Ces précisions permettent de mieux comprendre encore pourquoi Brown explore cet état d’esprit de l’élection présidentielle comme s’il s’agissait effectivement d’un champ de lamentations exposant un extraordinaire pessimisme si étranger d’habitude aux citoyens de la Grande République, et plus précisément le sentiment, moins visible que la colère ou la haine qu’on rencontre ici et là, “d’un immense désarroi et d’une angoisse évidente. Il s’agit du sentiment qu’il importe peu que ce soit Clinton ou Trump, ou tout autre d’ailleurs parmi les candidats secondaires, tant l’impression qui s’impose de plus en plus est celui du constat que dans le climat qui s’est créé en Amérique, dans le contexte crisique ainsi développé, personne n’est vraiment capable d’affronter et de maîtriser la situation, avec les hypothèses terribles et les inconnues des suites de l’élection”. (Citation de notre texte de présentation de la semaine du 24 septembre au 1er octobre 2016, en première page et page d’accueil de ce site.) Il ne s’agit pas d’un accident, ce sentiment que nous expose Brown, mais bien d’une confirmation... Par exemple, cette perception et cette analyse comme la confirmation d’autres perceptions et analyses que nous notions déjà, exactement dans le même cadre ; particulièrement celle du chroniqueur du Washington Times Pruden, que nous présentions le 13 juillet 2016, avec notre titre (« L’élection de toutes les terreurs ») et son titre à lui (« L’élection qui nous terrifie tous ») :
« Pruden synthétise les situations courantes, autour et au cœur de cette élection, sans s’attarder aux arguments : les deux candidats également détestés, chargés de défauts, – Trump et ses insultes, son insupportabilité de quelque mise en cause de lui-même que ce soit, même les plus dérisoires ; Hillary avec ses mensonges, sa corruption, sa cupidité extraordinaire (belle image : “Si elle se trouvait devant un agonisant avec une tenaille, elle lui arracherait les dents pour récupérer l’or qu’on y trouverait éventuellement”). [...]
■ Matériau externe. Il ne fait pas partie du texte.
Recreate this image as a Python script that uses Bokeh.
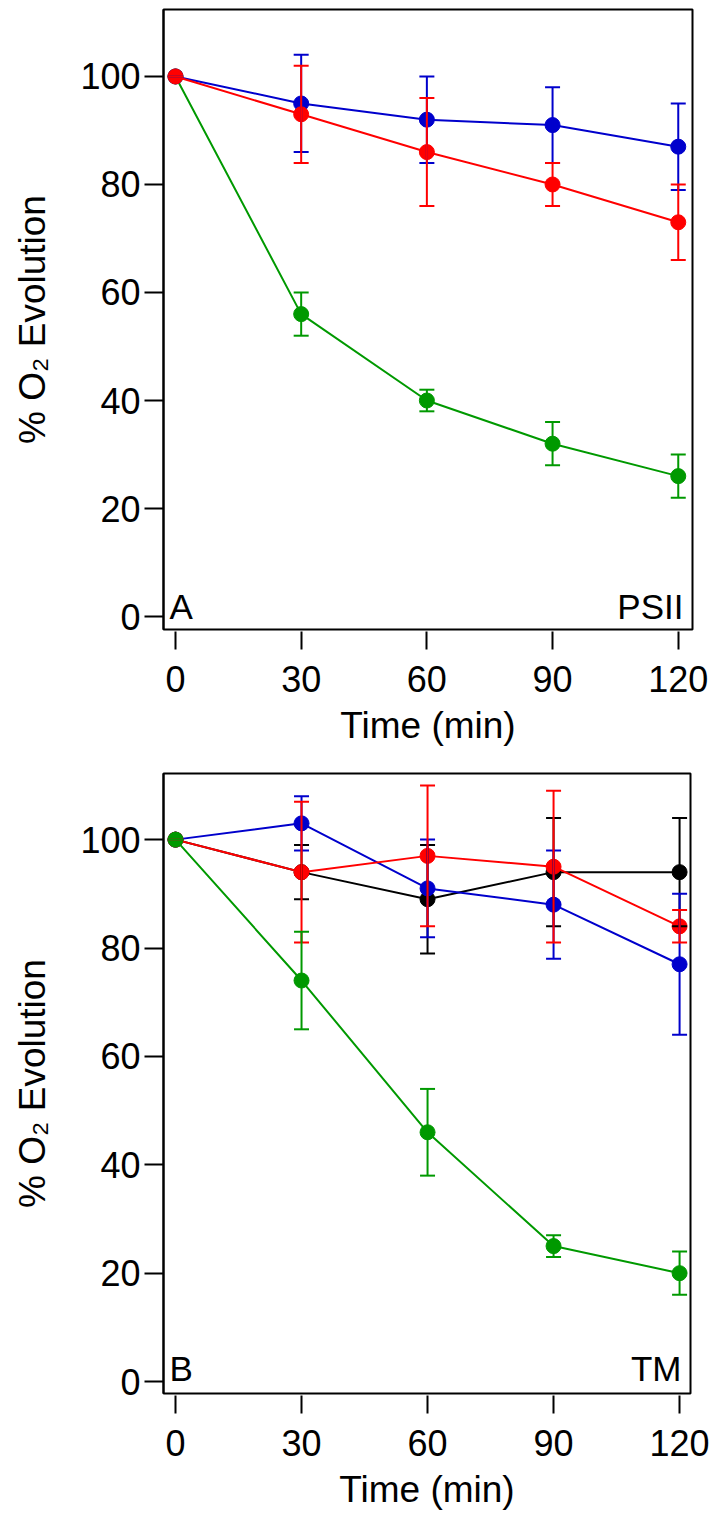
from bokeh.plotting import figure
from bokeh.models import Range1d, Whisker, TeeHead, ColumnDataSource, Label, FixedTicker
from bokeh.layouts import column
from bokeh.embed import file_html
from bokeh.resources import INLINE

FONT = "Liberation Sans"

time_min = [0, 30, 60, 90, 120]
x_ticks = [0, 30, 60, 90, 120]
y_ticks = [0, 20, 40, 60, 80, 100]

# Panel A (PSII)
psii_green = [100, 56, 40, 32, 26]
psii_green_err = [0, 4, 2, 4, 4]
psii_blue = [100, 95, 92, 91, 87]
psii_blue_err = [0, 9, 8, 7, 8]
psii_red = [100, 93, 86, 80, 73]
psii_red_err = [0, 9, 10, 4, 7]

# Panel B (TM)
tm_black = [100, 94, 89, 94, 94]
tm_black_err = [0, 5, 10, 10, 10]
tm_blue = [100, 103, 91, 88, 77]
tm_blue_err = [0, 5, 9, 10, 13]
tm_red = [100, 94, 97, 95, 84]
tm_red_err = [0, 13, 13, 14, 3]
tm_green = [100, 74, 46, 25, 20]
tm_green_err = [0, 9, 8, 2, 4]

RED = "#ff0000"
BLUE = "#0000cc"
GREEN = "#009900"
BLACK = "#000000"


def make_panel(xr, yr, fw, fh, bl, br, bt, bb):
    p = figure(x_range=xr, y_range=yr, frame_width=fw, frame_height=fh,
               min_border_left=bl, min_border_right=br, min_border_top=bt,
               min_border_bottom=bb, output_backend="svg", toolbar_location=None,
               background_fill_color="white", border_fill_color="white")
    p.grid.visible = False
    p.outline_line_color = "black"
    p.outline_line_width = 2
    p.outline_line_alpha = 1

    p.xaxis.ticker = FixedTicker(ticks=x_ticks)
    p.yaxis.ticker = FixedTicker(ticks=y_ticks)
    for ax in (p.xaxis, p.yaxis):
        ax.minor_tick_line_color = None
        ax.major_tick_line_width = 2
        ax.major_tick_line_color = "black"
        ax.major_label_text_font = FONT
        ax.major_label_text_font_size = "36px"
        ax.major_label_text_color = "black"
        ax.axis_label_text_font = FONT
        ax.axis_label_text_font_size = "37px"
        ax.axis_label_text_font_style = "normal"
        ax.axis_label_text_color = "black"
    p.xaxis.axis_line_color = None
    p.xaxis.major_tick_in = -2
    p.xaxis.major_tick_out = 20
    p.xaxis.major_label_standoff = 16
    p.xaxis.axis_label = "Time (min)"
    p.xaxis.axis_label_standoff = 10

    p.yaxis.axis_line_color = "black"
    p.yaxis.axis_line_width = 2
    p.yaxis.major_tick_in = 0
    p.yaxis.major_tick_out = 19
    p.yaxis.major_label_standoff = 4
    p.yaxis.axis_label = "% O\u2082 Evolution"
    p.yaxis.axis_label_standoff = 24
    return p


def add_series(p, x, y, err, color):
    lower = [v - e for v, e in zip(y, err)]
    upper = [v + e for v, e in zip(y, err)]
    src = ColumnDataSource(dict(x=x, y=y, lower=lower, upper=upper))
    w = Whisker(base="x", lower="lower", upper="upper", source=src,
                line_color=color, line_width=2, level="glyph",
                upper_head=TeeHead(size=15, line_color=color, line_width=2),
                lower_head=TeeHead(size=15, line_color=color, line_width=2))
    p.add_layout(w)
    p.line("x", "y", source=src, line_color=color, line_width=2)
    p.scatter("x", "y", source=src, size=15, marker="circle",
              fill_color=color, line_color=color)


def corner_labels(p, left_text, right_text, px_per_x, px_per_y, y_base_px):
    xr, yr = p.x_range, p.y_range
    yb = yr.start + y_base_px / px_per_y
    p.add_layout(Label(x=xr.start + 6 / px_per_x, y=yb, text=left_text,
                       text_font=FONT, text_font_size="35px", text_color="black",
                       text_align="left", text_baseline="bottom"))
    p.add_layout(Label(x=xr.end - 9 / px_per_x, y=yb, text=right_text,
                       text_font=FONT, text_font_size="35px", text_color="black",
                       text_align="right", text_baseline="bottom"))


# Panel A
p1 = make_panel(Range1d(-2.86, 123.4), Range1d(-2.4, 112.4), 529, 620, 163, 20, 9, 120)
add_series(p1, time_min, psii_green, psii_green_err, GREEN)
add_series(p1, time_min, psii_blue, psii_blue_err, BLUE)
add_series(p1, time_min, psii_red, psii_red_err, RED)
corner_labels(p1, "A", "PSII", 4.19, 5.4, 3)

# Panel B
p2 = make_panel(Range1d(-2.86, 122.6), Range1d(-2.2, 112.2), 527, 620, 161, 24, 24, 118)
add_series(p2, time_min, tm_black, tm_black_err, BLACK)
add_series(p2, time_min, tm_blue, tm_blue_err, BLUE)
add_series(p2, time_min, tm_red, tm_red_err, RED)
add_series(p2, time_min, tm_green, tm_green_err, GREEN)
corner_labels(p2, "B", "TM", 4.2, 5.42, 6)

layout = column(p1, p2, spacing=0)
open("out.html", "w").write(file_html(layout, INLINE))
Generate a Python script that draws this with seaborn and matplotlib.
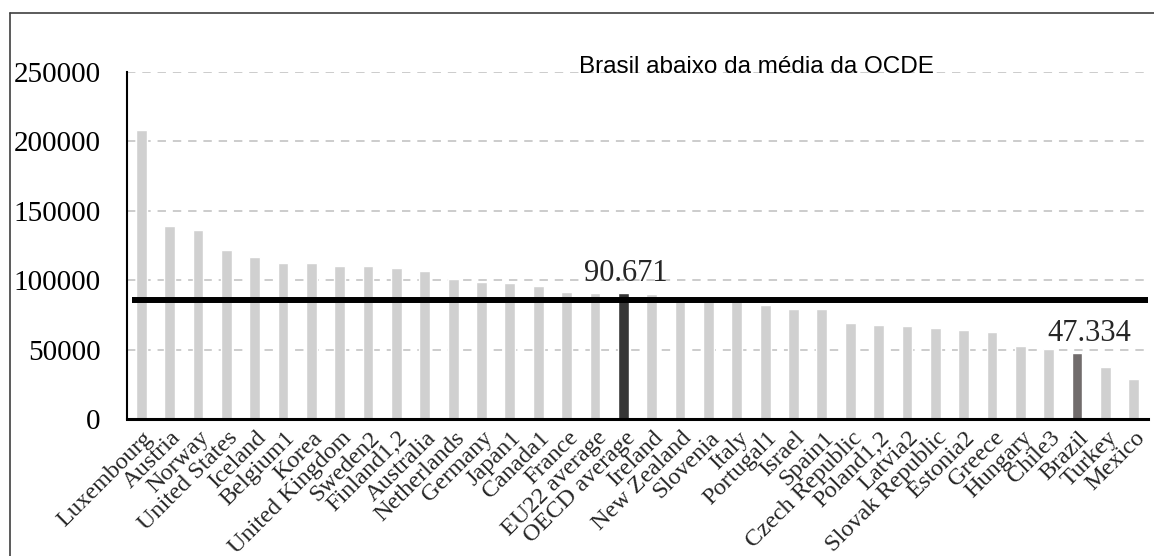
import numpy as np
import pandas as pd
import matplotlib
matplotlib.use("Agg")
import matplotlib.pyplot as plt
import seaborn as sns
from matplotlib.transforms import ScaledTranslation
from matplotlib.lines import Line2D

# data
countries = [
    "Luxembourg", "Austria", "Norway", "United States", "Iceland", "Belgium1",
    "Korea", "United Kingdom", "Sweden2", "Finland1,2", "Australia", "Netherlands",
    "Germany", "Japan1", "Canada1", "France", "EU22 average", "OECD average",
    "Ireland", "New Zealand", "Slovenia", "Italy", "Portugal1", "Israel",
    "Spain1", "Czech Republic", "Poland1,2", "Latvia2", "Slovak Republic",
    "Estonia2", "Greece", "Hungary", "Chile3", "Brazil", "Turkey", "Mexico",
]
spending = [
    208000, 139200, 136300, 121500, 117000, 112700,
    112300, 110400, 110400, 108800, 106800, 101000,
    98400, 97900, 96000, 91700, 90900, 90671,
    89900, 87500, 86500, 85800, 82300, 79400,
    79200, 69100, 67900, 66700, 65700,
    63800, 62400, 52800, 50400, 47334, 37400, 28800,
]
reference_line = 85500
highlight = {"OECD average": "#363636", "Brazil": "#716c6c"}
labels = {"OECD average": "90.671", "Brazil": "47.334"}
title = "Brasil abaixo da média da OCDE"
yticks = [0, 50000, 100000, 150000, 200000, 250000]

df = pd.DataFrame({"country": countries, "value": spending})
palette = {c: highlight.get(c, "#d0d0d0") for c in countries}

sns.set_style("white")
plt.rcParams["font.family"] = ["Liberation Serif", "DejaVu Serif"]

fig = plt.figure(figsize=(11.54, 5.56), dpi=100)
ax = fig.add_axes([127 / 1154, 137 / 556, 1021 / 1154, 347 / 556])

sns.barplot(data=df, x="country", y="value", hue="country", palette=palette,
            width=0.38, legend=False, saturation=1, ax=ax, zorder=2)

# dashed gridlines
for t in yticks[1:]:
    ax.axhline(t, color="#bfbfbf", lw=1.1, ls=(0, (5.5, 4.5)), zorder=1)

# average line
ax.hlines(reference_line, -0.32, 35.5, color="black", lw=4.3, zorder=3)

# value labels
ax.annotate(labels["OECD average"], xy=(countries.index("OECD average"), 90671),
            xytext=(2, 4), textcoords="offset points", ha="center", va="bottom",
            fontsize=22, zorder=4)
ax.annotate(labels["Brazil"], xy=(countries.index("Brazil"), 47334),
            xytext=(9, 4), textcoords="offset points", ha="center", va="bottom",
            fontsize=22, zorder=4)

ax.set_xlim(-0.5, len(countries) - 0.5)
ax.set_ylim(0, 250000)
ax.set_xlabel("")
ax.set_ylabel("")

ax.set_yticks(yticks)
ax.set_yticklabels([str(t) for t in yticks], fontsize=21)
ax.tick_params(axis="y", direction="in", length=7, width=1.5, pad=19, colors="black")

ax.set_xticks(range(len(countries)))
ax.set_xticklabels(countries, rotation=45, ha="right", va="top",
                   rotation_mode="anchor", fontsize=17.5)
ax.tick_params(axis="x", which="major", length=0, pad=6)
ax.set_xticks(np.arange(-0.5, len(countries)), minor=True)
ax.tick_params(axis="x", which="minor", direction="in", length=3.6, width=1.2,
               color="black")
shift = ScaledTranslation(1 / 100, 0, fig.dpi_scale_trans)
for lab in ax.get_xticklabels():
    lab.set_transform(lab.get_transform() + shift)

for s in ["top", "right"]:
    ax.spines[s].set_visible(False)
ax.spines["left"].set_color("black")
ax.spines["left"].set_linewidth(1.5)
ax.spines["bottom"].set_color("black")
ax.spines["bottom"].set_linewidth(2.2)
ax.spines["bottom"].set_zorder(5)

fig.text(756 / 1154, 1 - 73 / 556, title, ha="center", va="baseline",
         fontsize=17.5, color="black", family=["Liberation Sans", "DejaVu Sans"])

# outer chart frame
fig.add_artist(Line2D([10 / 1154, 10 / 1154], [0, 1 - 13 / 556],
                      transform=fig.transFigure, color="#404040", lw=1.2))
fig.add_artist(Line2D([10 / 1154, 1], [1 - 13 / 556, 1 - 13 / 556],
                      transform=fig.transFigure, color="#404040", lw=1.2))

fig.savefig("out.png", dpi=100)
» De son texte, nous extrayons aussitôt ce paragraphe, toujours marqué par le ton polémique et l’image ricanante, mais qui effectivement dit tout du sens de la chose, et qui justement le dit avec en arrière-plan ce cas exceptionnel et tragique dont nous parlons : “C’est l’élection qui va pousser à son terme la théorie si longtemps répétée par les observateurs selon laquelle Dieu prend soin des petits enfants, des alcooliques et des États-Unis d’Amérique. Les petits enfants grandissent, les alcooliques deviennent sobres, mais cette année il semble bien que les États-Unis d’Amérique aient poussé le bouchon un peu trop loin. C’est comme si l’on défiait la fortune du destin et si l’on jouait inconsidérément avec la grâce de Dieu.” »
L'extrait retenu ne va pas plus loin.